ところで、アルファ化米は通常の場合には食べるのに水が必要となる。乾燥した飯を吸水させて柔らかくするので当然であるが、実は吸水させなくても食べること自体は出来る。そもそも消化しにくいベータでんぷんをアルファでんぷんにして、ベータでんぷんに戻らないように急速乾燥させたものがアルファ化米であるが、このアルファ状態自体は乾燥していようが吸水していようが変化しないため、さほど消化に影響しないからである。

上記のようなことからアルファ化米には袋を開けてそのまま食べるという選択肢がある。これはこれで味があっておいしいものであるが、ただしかなり硬いものなので注意が必要である。口の中でふやかしながら、歯に負担をかけない程度にかむように心がけるといい。この場合、お湯や水でもどした場合と比べてかなり味わいが異なるものとなる。通常の方法でのアルファ化米ではいまいちと思う場合は一度試してみるといいだろう。

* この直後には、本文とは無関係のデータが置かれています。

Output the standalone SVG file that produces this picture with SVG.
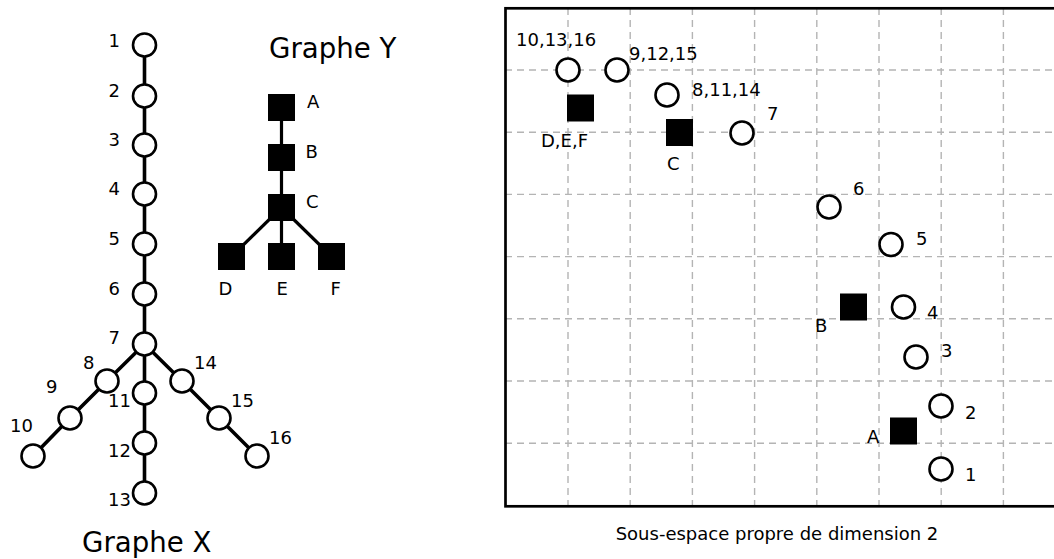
<svg xmlns="http://www.w3.org/2000/svg" width="1054" height="559" viewBox="0 0 1054 559">
<style>
text{font-family:"DejaVu Sans","Liberation Sans",sans-serif;font-size:18px;fill:#000}
.t{font-size:27.6px}
.c{fill:#fff;stroke:#000;stroke-width:2.6}
.s{fill:#000}
.ex{stroke:#000;stroke-width:3.6;fill:none}
.ey{stroke:#000;stroke-width:3.2;fill:none}
.g{stroke:#b4b4b4;stroke-width:1.4;stroke-dasharray:7,5;fill:none}
.e{text-anchor:end}
</style>
<rect width="1054" height="559" fill="#fff"/>
<g id="graphX-edges" class="ex">
<line x1="144.5" y1="45" x2="144.5" y2="344"/>
<line x1="144.5" y1="344" x2="144.5" y2="493"/>
<polyline points="33,456 70,418 107,381 144.5,344 182,381 219,418 257,456"/>
</g>
<g id="graphY-edges" class="ey">
<line x1="281.5" y1="107.5" x2="281.5" y2="256.5"/>
<line x1="281.5" y1="207.5" x2="231.5" y2="256.5"/>
<line x1="281.5" y1="207.5" x2="331.5" y2="256.5"/>
</g>
<g id="graphX">
<g id="x1"><circle class="c" cx="144.5" cy="45" r="11.5"/><text class="e" x="120" y="46.5">1</text></g>
<g id="x2"><circle class="c" cx="144.5" cy="96" r="11.5"/><text class="e" x="120" y="97">2</text></g>
<g id="x3"><circle class="c" cx="144.5" cy="145" r="11.5"/><text class="e" x="120" y="146">3</text></g>
<g id="x4"><circle class="c" cx="144.5" cy="194" r="11.5"/><text class="e" x="120" y="195">4</text></g>
<g id="x5"><circle class="c" cx="144.5" cy="244" r="11.5"/><text class="e" x="120" y="245">5</text></g>
<g id="x6"><circle class="c" cx="144.5" cy="294" r="11.5"/><text class="e" x="120" y="295">6</text></g>
<g id="x7"><circle class="c" cx="144.5" cy="344" r="11.5"/><text class="e" x="120" y="344">7</text></g>
<g id="x8"><circle class="c" cx="107" cy="381" r="11.5"/><text class="e" x="94.5" y="369">8</text></g>
<g id="x9"><circle class="c" cx="70" cy="418" r="11.5"/><text class="e" x="57.5" y="393">9</text></g>
<g id="x10"><circle class="c" cx="33" cy="456" r="11.5"/><text class="e" x="33" y="432">10</text></g>
<g id="x11"><circle class="c" cx="144.5" cy="393" r="11.5"/><text class="e" x="131" y="407">11</text></g>
<g id="x12"><circle class="c" cx="144.5" cy="443" r="11.5"/><text class="e" x="131" y="457">12</text></g>
<g id="x13"><circle class="c" cx="144.5" cy="493" r="11.5"/><text class="e" x="131" y="506">13</text></g>
<g id="x14"><circle class="c" cx="182" cy="381" r="11.5"/><text x="194" y="369">14</text></g>
<g id="x15"><circle class="c" cx="219" cy="418" r="11.5"/><text x="231" y="407">15</text></g>
<g id="x16"><circle class="c" cx="257" cy="456" r="11.5"/><text x="269" y="444">16</text></g>
<text class="t" x="82" y="552">Graphe X</text>
</g>
<g id="graphY">
<text class="t" x="269" y="57.5">Graphe Y</text>
<g id="yA"><rect class="s" x="268" y="94" width="27" height="27"/><text x="307" y="108">A</text></g>
<g id="yB"><rect class="s" x="268" y="144" width="27" height="27"/><text x="305.5" y="158">B</text></g>
<g id="yC"><rect class="s" x="268" y="194" width="27" height="27"/><text x="306" y="208">C</text></g>
<g id="yD"><rect class="s" x="218" y="243" width="27" height="27"/><text x="218.5" y="295">D</text></g>
<g id="yE"><rect class="s" x="268" y="243" width="27" height="27"/><text x="276.5" y="295">E</text></g>
<g id="yF"><rect class="s" x="318" y="243" width="27" height="27"/><text x="330.5" y="295">F</text></g>
</g>
<g id="plot">
<g id="grid" class="g">
<path d="M568,8V506M630.2,8V506M692.4,8V506M754.6,8V506M816.8,8V506M879,8V506M941.2,8V506M1003.4,8V506"/>
<path d="M505,70H1054M505,132.2H1054M505,194.4H1054M505,256.6H1054M505,318.8H1054M505,381H1054M505,443.2H1054"/>
</g>
<rect x="505.5" y="8.3" width="600" height="498" fill="none" stroke="#000" stroke-width="2.7"/>
<g id="p10-13-16"><circle class="c" cx="568" cy="70" r="11.5"/><text x="516" y="46">10,13,16</text></g>
<g id="p9-12-15"><circle class="c" cx="617" cy="70" r="11.5"/><text x="629" y="60">9,12,15</text></g>
<g id="p8-11-14"><circle class="c" cx="667" cy="95" r="11.5"/><text x="692" y="96">8,11,14</text></g>
<g id="p7"><circle class="c" cx="742" cy="133" r="11.5"/><text x="767" y="120">7</text></g>
<g id="pDEF"><rect class="s" x="567" y="94.5" width="27" height="27"/><text x="541" y="147">D,E,F</text></g>
<g id="pC"><rect class="s" x="666" y="119" width="27" height="27"/><text x="667" y="170">C</text></g>
<g id="p6"><circle class="c" cx="829" cy="207" r="11.5"/><text x="853" y="195">6</text></g>
<g id="p5"><circle class="c" cx="891" cy="244.5" r="11.5"/><text x="916" y="245">5</text></g>
<g id="pB"><rect class="s" x="840" y="293.5" width="27" height="27"/><text x="815" y="332">B</text></g>
<g id="p4"><circle class="c" cx="903.5" cy="307" r="11.5"/><text x="927" y="319">4</text></g>
<g id="p3"><circle class="c" cx="916" cy="357" r="11.5"/><text x="941" y="357">3</text></g>
<g id="p2"><circle class="c" cx="941" cy="406" r="11.5"/><text x="965" y="419">2</text></g>
<g id="pA"><rect class="s" x="890" y="417.5" width="27" height="27"/><text x="867" y="443">A</text></g>
<g id="p1"><circle class="c" cx="941" cy="469" r="11.5"/><text x="965" y="481">1</text></g>
<text x="777" y="540" text-anchor="middle">Sous-espace propre de dimension 2</text>
</g>
</svg>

アルファ化米をそのまま食べるというのはなかなか間食にいいのではないかと思っている。この記事を書く間もシンプルな白飯のアルファ化米をかじりつつ書いているが、小腹のすいたときに他の菓子のかわりに少しずつ消費すれば交換もはかどるかもしれない。少なくとも私はなかなかいけるお菓子として食べれているから、アルファ化米を開封したときには一つまみでもそのまま試してみて欲しい。

隠れた保存食の実力者 : 氷砂糖の有用性

氷砂糖、というものがある。大きな結晶状態の砂糖であり、当然のことながら甘い。ただし、飴のような滑らかさはなく、結晶であるのでがっちりと硬く、またきれいに割れる。この氷砂糖は、果実酒やシロップを作るときに良く使われるが、そのほかに乾パンと一緒に袋に入れられていたり、または単品で菓子として販売されている場合もある。料理の材料や昔ながらのおやつという感じもする氷砂糖であるが、長らく非常食のお供に居続ける氷砂糖の実力を検証してみよう。

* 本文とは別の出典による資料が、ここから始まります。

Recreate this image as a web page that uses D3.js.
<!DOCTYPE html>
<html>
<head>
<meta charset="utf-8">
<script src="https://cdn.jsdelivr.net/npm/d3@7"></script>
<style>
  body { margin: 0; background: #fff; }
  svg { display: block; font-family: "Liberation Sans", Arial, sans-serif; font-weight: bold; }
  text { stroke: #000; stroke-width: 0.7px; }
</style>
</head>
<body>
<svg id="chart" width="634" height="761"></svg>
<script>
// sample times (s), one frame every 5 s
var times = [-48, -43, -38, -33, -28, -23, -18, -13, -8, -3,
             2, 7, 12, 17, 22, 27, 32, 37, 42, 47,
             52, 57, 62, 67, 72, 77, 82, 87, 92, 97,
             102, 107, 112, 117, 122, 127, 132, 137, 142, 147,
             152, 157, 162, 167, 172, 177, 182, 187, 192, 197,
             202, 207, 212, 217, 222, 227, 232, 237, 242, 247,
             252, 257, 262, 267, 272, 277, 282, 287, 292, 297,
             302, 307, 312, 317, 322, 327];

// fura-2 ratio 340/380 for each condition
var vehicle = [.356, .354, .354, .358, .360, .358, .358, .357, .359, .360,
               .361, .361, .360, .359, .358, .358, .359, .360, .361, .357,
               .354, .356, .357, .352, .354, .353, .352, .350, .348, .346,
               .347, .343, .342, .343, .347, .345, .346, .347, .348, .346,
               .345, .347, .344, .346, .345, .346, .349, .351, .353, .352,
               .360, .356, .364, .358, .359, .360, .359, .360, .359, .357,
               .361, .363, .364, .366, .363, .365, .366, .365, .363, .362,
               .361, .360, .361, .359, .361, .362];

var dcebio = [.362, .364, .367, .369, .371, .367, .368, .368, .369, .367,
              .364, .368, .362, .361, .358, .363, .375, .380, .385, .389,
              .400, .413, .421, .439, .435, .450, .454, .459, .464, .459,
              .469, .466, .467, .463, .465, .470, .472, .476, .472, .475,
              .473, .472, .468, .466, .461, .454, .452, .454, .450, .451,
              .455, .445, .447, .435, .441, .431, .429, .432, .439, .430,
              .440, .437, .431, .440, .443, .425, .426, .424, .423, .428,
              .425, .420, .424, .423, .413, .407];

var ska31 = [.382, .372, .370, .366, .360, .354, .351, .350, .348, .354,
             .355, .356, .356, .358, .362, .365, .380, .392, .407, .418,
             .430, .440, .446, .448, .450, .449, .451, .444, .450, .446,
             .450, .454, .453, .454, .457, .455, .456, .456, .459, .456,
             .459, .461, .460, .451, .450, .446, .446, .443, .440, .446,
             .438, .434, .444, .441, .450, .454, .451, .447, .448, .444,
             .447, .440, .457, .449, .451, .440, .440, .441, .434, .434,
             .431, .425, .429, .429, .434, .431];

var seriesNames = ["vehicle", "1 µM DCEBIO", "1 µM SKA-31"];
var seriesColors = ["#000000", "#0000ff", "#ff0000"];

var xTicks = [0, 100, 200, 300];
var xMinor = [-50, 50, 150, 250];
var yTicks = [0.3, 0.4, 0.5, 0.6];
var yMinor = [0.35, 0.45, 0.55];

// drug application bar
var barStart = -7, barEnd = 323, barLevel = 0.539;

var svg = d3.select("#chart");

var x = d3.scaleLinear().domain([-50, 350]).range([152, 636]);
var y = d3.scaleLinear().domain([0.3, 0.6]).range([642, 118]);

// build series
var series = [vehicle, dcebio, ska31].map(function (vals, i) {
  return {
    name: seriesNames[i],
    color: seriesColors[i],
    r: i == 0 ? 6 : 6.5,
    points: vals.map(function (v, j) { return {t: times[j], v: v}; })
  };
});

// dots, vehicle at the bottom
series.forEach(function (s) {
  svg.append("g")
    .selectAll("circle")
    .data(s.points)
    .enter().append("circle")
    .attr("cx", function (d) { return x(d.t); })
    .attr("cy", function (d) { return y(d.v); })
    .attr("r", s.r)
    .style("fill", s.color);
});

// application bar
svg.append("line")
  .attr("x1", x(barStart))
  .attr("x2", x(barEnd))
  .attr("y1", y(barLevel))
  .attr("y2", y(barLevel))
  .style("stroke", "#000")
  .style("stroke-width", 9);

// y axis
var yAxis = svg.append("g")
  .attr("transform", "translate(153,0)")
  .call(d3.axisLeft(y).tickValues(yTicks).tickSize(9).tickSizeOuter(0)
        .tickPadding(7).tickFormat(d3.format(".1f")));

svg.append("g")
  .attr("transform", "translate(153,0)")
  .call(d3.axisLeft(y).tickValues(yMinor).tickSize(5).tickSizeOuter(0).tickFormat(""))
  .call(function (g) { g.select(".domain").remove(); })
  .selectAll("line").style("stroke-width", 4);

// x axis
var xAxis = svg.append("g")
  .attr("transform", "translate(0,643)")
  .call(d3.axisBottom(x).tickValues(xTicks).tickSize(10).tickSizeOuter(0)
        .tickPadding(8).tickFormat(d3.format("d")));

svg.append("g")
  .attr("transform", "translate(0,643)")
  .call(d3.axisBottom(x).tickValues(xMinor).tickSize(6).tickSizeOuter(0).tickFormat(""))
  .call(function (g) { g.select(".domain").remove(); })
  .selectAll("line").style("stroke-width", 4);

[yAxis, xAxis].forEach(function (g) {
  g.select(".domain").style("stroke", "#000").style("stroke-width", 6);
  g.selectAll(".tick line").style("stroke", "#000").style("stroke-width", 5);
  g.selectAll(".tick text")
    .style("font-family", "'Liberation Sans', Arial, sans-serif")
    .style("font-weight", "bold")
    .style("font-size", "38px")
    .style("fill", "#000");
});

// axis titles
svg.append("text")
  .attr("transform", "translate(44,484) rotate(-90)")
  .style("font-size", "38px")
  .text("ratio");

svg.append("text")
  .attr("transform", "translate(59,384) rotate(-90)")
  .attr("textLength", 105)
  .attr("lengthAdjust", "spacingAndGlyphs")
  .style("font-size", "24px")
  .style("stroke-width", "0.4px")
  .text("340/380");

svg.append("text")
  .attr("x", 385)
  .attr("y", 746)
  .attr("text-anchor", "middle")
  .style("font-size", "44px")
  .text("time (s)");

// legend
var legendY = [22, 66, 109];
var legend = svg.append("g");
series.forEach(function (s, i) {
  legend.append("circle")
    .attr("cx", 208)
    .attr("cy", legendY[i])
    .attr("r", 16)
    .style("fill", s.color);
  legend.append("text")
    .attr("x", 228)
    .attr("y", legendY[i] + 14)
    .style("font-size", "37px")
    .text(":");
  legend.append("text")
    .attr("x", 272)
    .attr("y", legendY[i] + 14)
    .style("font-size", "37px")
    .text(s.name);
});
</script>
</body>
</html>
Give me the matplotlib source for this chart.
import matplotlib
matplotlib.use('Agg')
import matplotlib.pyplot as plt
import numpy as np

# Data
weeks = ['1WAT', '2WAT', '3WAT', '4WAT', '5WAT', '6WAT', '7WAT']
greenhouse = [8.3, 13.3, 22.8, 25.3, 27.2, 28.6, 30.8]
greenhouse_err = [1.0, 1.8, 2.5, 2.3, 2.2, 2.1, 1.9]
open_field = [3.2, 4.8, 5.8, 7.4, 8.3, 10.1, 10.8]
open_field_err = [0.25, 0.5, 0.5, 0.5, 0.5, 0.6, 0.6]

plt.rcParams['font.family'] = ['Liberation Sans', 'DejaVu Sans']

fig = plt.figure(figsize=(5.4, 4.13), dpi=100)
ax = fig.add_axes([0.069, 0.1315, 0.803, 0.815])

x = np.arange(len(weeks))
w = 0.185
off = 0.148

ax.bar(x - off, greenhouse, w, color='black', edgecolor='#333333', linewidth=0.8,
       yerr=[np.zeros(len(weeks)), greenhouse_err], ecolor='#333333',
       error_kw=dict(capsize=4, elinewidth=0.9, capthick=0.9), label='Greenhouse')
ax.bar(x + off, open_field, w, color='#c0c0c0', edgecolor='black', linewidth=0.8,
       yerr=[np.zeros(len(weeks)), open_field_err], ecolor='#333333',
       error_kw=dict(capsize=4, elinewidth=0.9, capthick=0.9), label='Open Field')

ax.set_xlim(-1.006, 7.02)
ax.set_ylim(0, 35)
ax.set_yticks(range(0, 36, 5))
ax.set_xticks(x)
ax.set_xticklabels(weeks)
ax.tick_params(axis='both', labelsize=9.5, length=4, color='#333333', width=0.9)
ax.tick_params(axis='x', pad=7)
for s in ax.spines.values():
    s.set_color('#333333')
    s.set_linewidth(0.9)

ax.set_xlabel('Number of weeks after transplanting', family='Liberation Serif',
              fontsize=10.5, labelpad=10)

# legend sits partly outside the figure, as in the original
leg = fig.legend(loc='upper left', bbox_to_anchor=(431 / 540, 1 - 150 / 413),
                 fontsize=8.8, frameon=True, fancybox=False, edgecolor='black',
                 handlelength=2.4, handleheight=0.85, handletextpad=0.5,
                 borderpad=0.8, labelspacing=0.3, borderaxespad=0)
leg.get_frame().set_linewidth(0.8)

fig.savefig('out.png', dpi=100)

まずもって氷砂糖は甘い。これは非常時の食料にとって何よりも良い性質といえるだろう。非常事態ではまずもって体を良く使うためにカロリーを消費するし、また状況の把握のために頭脳も働かさねばならない。したがって糖質はかなり重要になってくる。中でも吸収が早いのはブドウ糖とショ糖(砂糖)である。氷砂糖は砂糖の結晶であるので吸収が早いのである。また甘いものは精神を和らげる効果がある。つまり非常時の心身を助ける甘いものを持っておくのは重要なのである。また、氷砂糖は砂糖であるがゆえに汎用性が高い。そのまま食べるだけでなく、紅茶やコーヒーに入れたり、その他料理の調味料としての使用も可能であり、甘味料として全般に使用可能だ。

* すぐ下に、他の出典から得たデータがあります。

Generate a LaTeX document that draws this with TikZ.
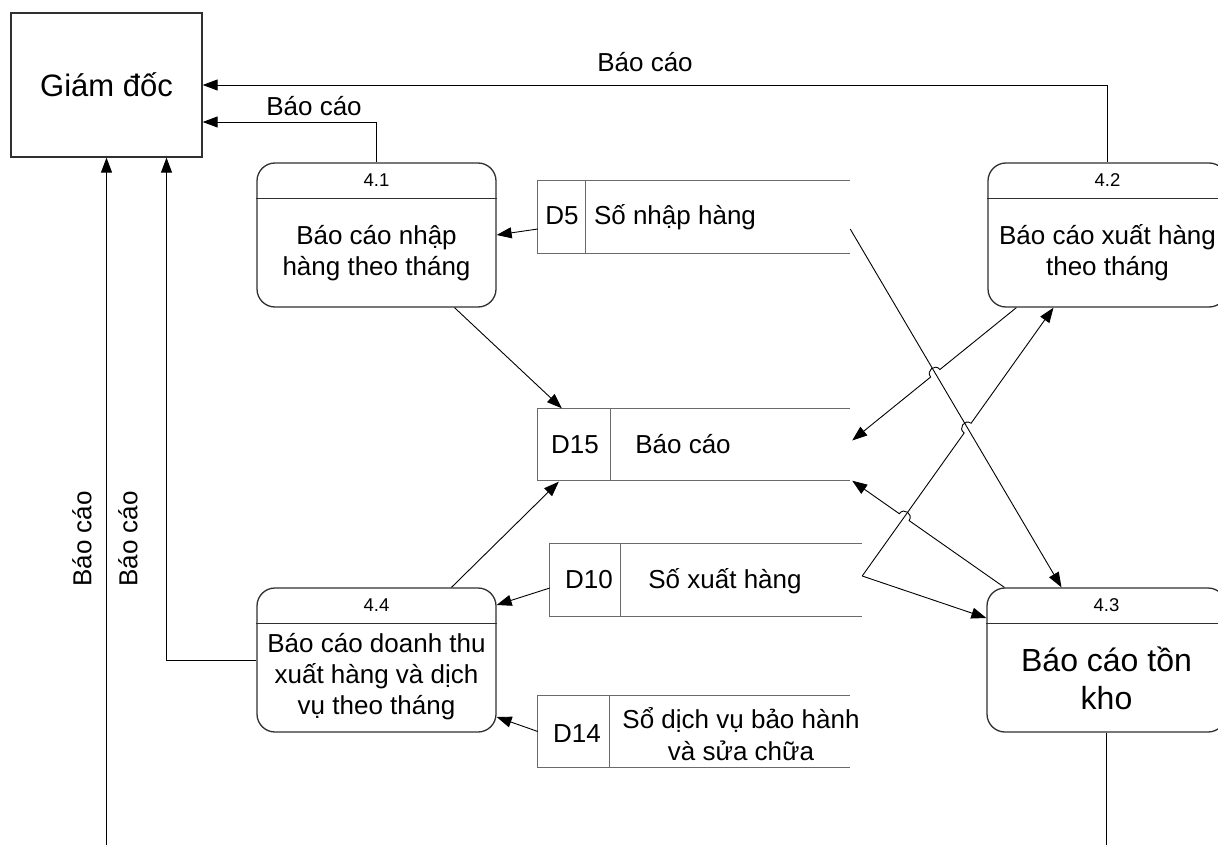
\documentclass[tikz,border=0pt]{standalone}
\usepackage{fontspec}
\setmainfont{Liberation Sans}
\usetikzlibrary{arrows.meta,calc,intersections}

\definecolor{boxline}{HTML}{303030}
\definecolor{storeline}{HTML}{6A6A6A}

\tikzset{
  proc/.style={draw=boxline, line width=1.3pt, rounded corners=18pt,
    minimum width=239pt, minimum height=144pt, inner sep=0pt},
  procrule/.style={draw=boxline, line width=1.3pt},
  store/.style={minimum width=312pt, minimum height=72pt, inner sep=0pt},
  storeedge/.style={draw=storeline, line width=1.3pt},
  numtxt/.style={font=\fontsize{18.5}{22}\selectfont, inner sep=0pt},
  bodytxt/.style={align=center, font=\fontsize{26}{31}\selectfont, inner sep=0pt},
  bigtxt/.style={align=center, font=\fontsize{32}{38}\selectfont, inner sep=0pt},
  storetxt/.style={align=center, font=\fontsize{26}{32}\selectfont, inner sep=0pt},
  storeword/.style={font=\fontsize{26}{32}\selectfont, inner sep=0pt, anchor=base},
  lbl/.style={font=\fontsize{26}{31}\selectfont, inner sep=0pt},
  flow/.style={draw=black, line width=0.9pt, -{Triangle[length=15pt,width=11pt]}},
  plain/.style={draw=black, line width=0.9pt},
  hopl/.style={bend left=90, looseness=1.7},
  hopr/.style={bend right=90, looseness=1.7}
}

\begin{document}
\begin{tikzpicture}[x=1pt, y=-1pt]
\useasboundingbox (0,0) rectangle (1218,845);
\fill[white] (0,0) rectangle (1218,845);
\clip (0,0) rectangle (1218,845);

% external entity
\node[draw=boxline, line width=1.3pt, minimum width=191pt, minimum height=144pt,
      font=\fontsize{31}{36}\selectfont] (gd) at (106.5,85) {Giám đốc};

% processes: rounded box, header rule, number and title
\node[proc] (p41) at (376.5,235) {};
\draw[procrule] ($(p41.north west)+(0,36)$) -- ($(p41.north east)+(0,36)$);
\node[numtxt] (p41n) at ($(p41.north)+(0,18)$) {4.1};
\node[bodytxt] (p41t) at ($(p41.center)+(0,18)$) {Báo cáo nhập\\hàng theo tháng};

\node[proc] (p42) at (1107.5,235) {};
\draw[procrule] ($(p42.north west)+(0,36)$) -- ($(p42.north east)+(0,36)$);
\node[numtxt] (p42n) at ($(p42.north)+(0,18)$) {4.2};
\node[bodytxt] (p42t) at ($(p42.center)+(0,18)$) {Báo cáo xuất hàng\\theo tháng};

\node[proc] (p43) at (1106.5,660) {};
\draw[procrule] ($(p43.north west)+(0,36)$) -- ($(p43.north east)+(0,36)$);
\node[numtxt] (p43n) at ($(p43.north)+(0,18)$) {4.3};
\node[bigtxt] (p43t) at ($(p43.center)+(0,18)$) {Báo cáo tồn\\kho};

\node[proc] (p44) at (376.5,660) {};
\draw[procrule] ($(p44.north west)+(0,36)$) -- ($(p44.north east)+(0,36)$);
\node[numtxt] (p44n) at ($(p44.north)+(0,18)$) {4.4};
\node[bodytxt] (p44t) at ($(p44.center)+(0,17)$) {Báo cáo doanh thu\\xuất hàng và dịch\\vụ theo tháng};

% data stores: open-ended boxes with an id column
\node[store] (d5) at (694,217) {};
\draw[storeedge] (d5.north east) -- (d5.north west) -- (d5.south west) -- (d5.south east);
\draw[storeedge] ($(d5.north west)+(48,0)$) -- ($(d5.south west)+(48,0)$);
\node[storeword] (d5id) at (562,225) {D5};
\node[storeword] (d5tx) at (675,225) {Số nhập hàng};

\node[store] (d15) at (694,444.5) {};
\draw[storeedge] (d15.north east) -- (d15.north west) -- (d15.south west) -- (d15.south east);
\draw[storeedge] ($(d15.north west)+(73,0)$) -- ($(d15.south west)+(73,0)$);
\node[storeword] (d15id) at (575,453) {D15};
\node[storeword] (d15tx) at (683,453) {Báo cáo};

\node[store] (d10) at (706,580) {};
\draw[storeedge] (d10.north east) -- (d10.north west) -- (d10.south west) -- (d10.south east);
\draw[storeedge] ($(d10.north west)+(71,0)$) -- ($(d10.south west)+(71,0)$);
\node[storeword] (d10id) at (589,588) {D10};
\node[storeword] (d10tx) at (725,588) {Số xuất hàng};

\node[store, minimum height=71pt] (d14) at (694,731.5) {};
\draw[storeedge] (d14.north east) -- (d14.north west) -- (d14.south west) -- (d14.south east);
\draw[storeedge] ($(d14.north west)+(72,0)$) -- ($(d14.south west)+(72,0)$);
\node[storeword] (d14id) at (577,742) {D14};
\node[storetxt] (d14tx) at (741,734) {Sổ dịch vụ bảo hành\\và sửa chữa};

% connector ports
\coordinate (gdin2) at ($(gd.east)+(0,37)$);
\coordinate (gdin4) at ($(gd.south)+(60,0)$);
\coordinate (botl) at (106.5,845);
\coordinate (botr) at (1106.5,845);
\coordinate (d5l) at ($(d5.west)+(0,12)$);
\coordinate (d5r) at ($(d5.east)+(0,12)$);
\coordinate (p41out) at ($(p41.south)+(78,0)$);
\coordinate (d15tl) at ($(d15.north west)+(24,0)$);
\coordinate (d15r) at ($(d15.east)+(2,-4)$);
\coordinate (d15br) at ($(d15.south east)+(2,0)$);
\coordinate (d15bl) at ($(d15.south west)+(21,1)$);
\coordinate (p42out) at ($(p42.south west)+(29,0)$);
\coordinate (p42in) at ($(p42.south)+(-54,0)$);
\coordinate (p43in) at ($(p43.north)+(-45,0)$);
\coordinate (p43out) at ($(p43.north west)+(18,0)$);
\coordinate (p43inl) at ($(p43.west)+(0,-42)$);
\coordinate (d10r) at ($(d10.east)+(0,-4)$);
\coordinate (d10l) at ($(d10.west)+(0,8)$);
\coordinate (p44out) at ($(p44.north)+(75,0)$);
\coordinate (p44in1) at ($(p44.east)+(0,-55)$);
\coordinate (p44in2) at ($(p44.east)+(0,57)$);

% reports to the director
\draw[flow] (p42.north) |- (gd.east);
\node[lbl] (l1) at (645,62) {Báo cáo};
\draw[flow] (p41.north) |- (gdin2);
\node[lbl] (l2) at (314,106) {Báo cáo};
\draw[flow] (botl) -- (gd.south);
\node[lbl, rotate=90] (l3) at (82,539) {Báo cáo};
\draw[flow] (p44.west) -| (gdin4);
\node[lbl, rotate=90] (l4) at (128,539) {Báo cáo};

% straight flows
\draw[flow] (d5l) -- (p41.east);
\draw[flow] (p41out) -- (d15tl);
\draw[flow] (d5r) -- (p43in);
\draw[flow] (d10r) -- (p43inl);
\draw[flow] (p44out) -- (d15bl);
\draw[flow] (d10l) -- (p44in1);
\draw[flow] (d14.west) -- (p44in2);
\draw[plain] (p43.south) -- (botr);

% crossing flows, drawn with line hops
\path[name path=l8] (d5r) -- (p43in);
\path[name path=l5] (p42out) -- (d15r);
\path[name path=l9] (d10r) -- (p42in);
\path[name path=l11] (p43out) -- (d15br);
\path[name intersections={of=l5 and l8, by=hA}];
\path[name intersections={of=l9 and l8, by=hB}];
\path[name intersections={of=l11 and l9, by=hC}];

\draw[flow] (p42out) -- ($(hA)!6pt!(p42out)$) to[hopr] ($(hA)!6pt!(d15r)$) -- (d15r);
\draw[flow] (d10r) -- ($(hB)!6pt!(d10r)$) to[hopl] ($(hB)!6pt!(p42in)$) -- (p42in);
\draw[flow] (p43out) -- ($(hC)!6pt!(p43out)$) to[hopr] ($(hC)!6pt!(d15br)$) -- (d15br);
\end{tikzpicture}
\end{document}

次いで氷砂糖が有用であるのは、重量面で有利であるということだ。氷砂糖は結晶であり、ほぼ不純物は存在しない。甘いものということで見たとき、他の菓子類には水分などが含まれている場合が多く、その分有効にカロリーになる炭水化物は重量比で少なくなってしまうが、氷砂糖の場合はほぼ炭水化物100%のカロリーである。移動時に持ち歩く場合には重量は持ち運べる量に直結する場合が多いので重要になってくる。(ただし、カロリー量だけを考えると油脂の多い菓子類の方が有利になる。したがって前述の速効性の問題と天秤にかける必要がでてくる)

最後に、これが最も特徴的で、またかなりの利点であるが、保存性が大変に良いという点だ。砂糖には賞味期限がないということを知っているだろうか。砂糖(グラニュー糖・氷砂糖)はほとんど純粋なスクロース(ショ糖)であり、大変安定な物質である。もちろん水に薄めれば各種細菌により消費されてしまうし、湿気にさらされると良くないものの、きっちり封をされている状態では変質はほとんどなく、賞味期限をつける必要がないほど品質は保持され続けるのである。加えて、氷砂糖の場合にはその結晶の大きさから取り扱いが簡単で、例えば袋に小さな穴が開いても零れ落ちることがないなど、非常時に有利な性質を持っている。

氷砂糖は、昔ながらの単純な、しかしそれがゆえに安定で汎用性のある食品である。大量にあっても悪くなるものでなく、また使い道も様々あるので、気が向いたときにでも買い揃えておけば災害時でなくとも何かのときに役に立つだろう。なんといっても保存期間を気にしなくて良いので気軽に備蓄してもらいたい。